For the study, the researchers conducted computer simulations of how heat generated by a giant impact would alter patterns of convection in the Moon’s interior and how that might redistribute KREEP material in the lunar mantle. KREEP is thought to represent the last part of the mantle to solidify after the Moon’s formation and so would be part of the Moon’s mantle, the outermost layer.
Unlike previous models of the lunar interior of the mantle, Jones and his team saw in their model that any uniform distribution of the lunar crust would have been disrupted by the heat plume from the SPA impact.
Also, the KREEP material would have “ridden the wave of heat emanating from the SPA impact zone like a surfer.” As the heat plume spread beneath the Moon’s crust, the team said, that material was eventually delivered to the nearside. The team’s simulations showed that the South Pole-Aitken impact provided the best location and subsequent pattern of creating KREEP concentrations on the nearside, consistent with the known PKT anomaly.
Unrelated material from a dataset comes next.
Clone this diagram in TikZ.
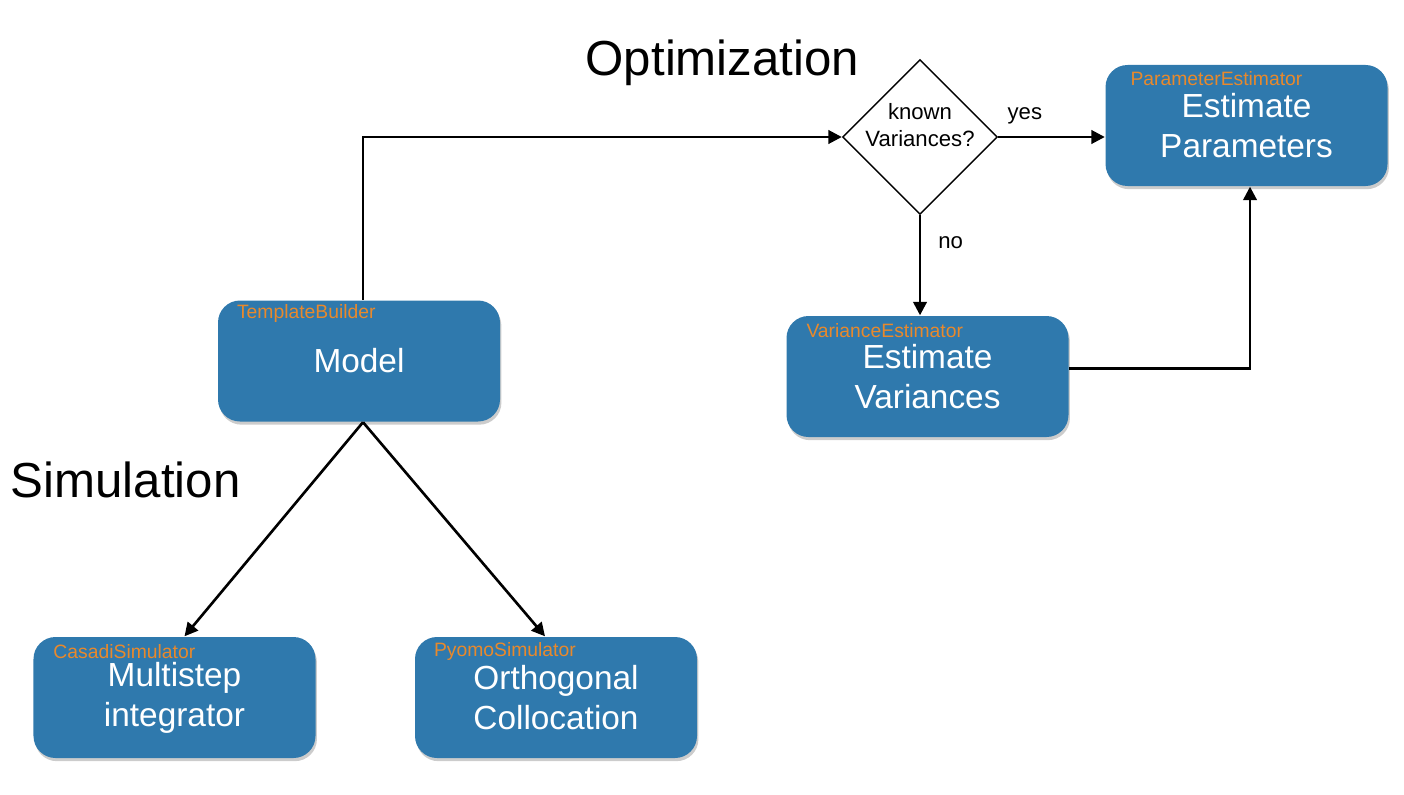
\documentclass[tikz,border=0pt]{standalone}
\usepackage{fontspec}
\setmainfont{Liberation Sans}
\usetikzlibrary{arrows.meta,shapes.geometric,shadows}
\definecolor{boxblue}{RGB}{47,121,173}
\definecolor{tagorange}{RGB}{232,137,44}
\tikzset{
  module/.style={rectangle, rounded corners=0.22cm, fill=boxblue, text=white,
    minimum width=2.82cm, minimum height=1.21cm, align=center,
    font=\fontsize{9.5}{11.4}\selectfont,
    drop shadow={shadow xshift=0.4pt, shadow yshift=-0.9pt, opacity=0.4}},
  tag/.style={anchor=west, inner sep=0pt, text=tagorange, font=\fontsize{5.5}{6.6}\selectfont},
  decision/.style={diamond, draw, thin, fill=white, minimum width=1.55cm, minimum height=1.55cm, inner sep=0pt},
  flow/.style={line width=0.75pt, -{Triangle[length=3.8pt,width=3.8pt]}},
  title/.style={anchor=base west, inner sep=0pt, font=\fontsize{14}{17}\selectfont},
  small/.style={font=\fontsize{6.3}{7.6}\selectfont}
}
\begin{document}
\begin{tikzpicture}
\useasboundingbox (0,0) rectangle (14.04,-7.94);
% headings
\node[title] (opt) at (5.85,-0.76) {Optimization};
\node[title] (sim) at (0.10,-4.97) {Simulation};
% boxes
\node[module] (model) at (3.59,-3.61) {Model};
\node[tag] (model-tag) at ([shift={(0.19,-0.14)}]model.north west) {TemplateBuilder};
\node[module] (casadi) at (1.745,-6.975) {Multistep\\integrator};
\node[tag] (casadi-tag) at ([shift={(0.2,-0.15)}]casadi.north west) {CasadiSimulator};
\node[module] (pyomo) at (5.56,-6.975) {Orthogonal\\Collocation};
\node[tag] (pyomo-tag) at ([shift={(0.19,-0.15)}]pyomo.north west) {PyomoSimulator};
\node[module] (varest) at (9.275,-3.765) {Estimate\\Variances};
\node[tag] (varest-tag) at ([shift={(0.2,-0.15)}]varest.north west) {VarianceEstimator};
\node[module] (param) at (12.465,-1.255) {Estimate\\Parameters};
\node[tag] (param-tag) at ([shift={(0.25,-0.14)}]param.north west) {ParameterEstimator};
% decision
\node[decision] (known) at (9.20,-1.37) {};
\node[small, align=center] (known-text) at ([yshift=0.12cm]known.center) {known\\Variances?};
% arrows
\draw[flow] ([xshift=0.04cm]model.north) |- (known.west);
\draw[flow] (known.east) -- node[small, pos=0.25, anchor=base, yshift=0.18cm] {yes} (known.east -| param.west);
\draw[flow] (known.south) -- node[small, pos=0.33, anchor=base west, inner sep=0pt, xshift=0.17cm] {no} (varest.north -| known.south);
\draw[flow] ([yshift=0.08cm]varest.east) -| ([xshift=0.035cm]param.south);
\draw[flow] ([xshift=0.04cm]model.south) -- ([xshift=0.1cm]casadi.north);
\draw[flow] ([xshift=0.04cm]model.south) -- ([xshift=-0.11cm]pyomo.north);
\end{tikzpicture}
\end{document}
“How the PKT formed is arguably the most significant open question in lunar science,” Jones said. “And the South Pole–Aitken impact is one of the most significant events in lunar history. This work brings those two things together, and I think our results are really exciting.”
The study was a collaboration between Jones and his advisor Alexander Evans, an assistant professor at Brown, along with researchers from Purdue University, the Lunar and Planetary Science Laboratory in Arizona, Stanford University, and NASA’s Jet Propulsion Laboratory.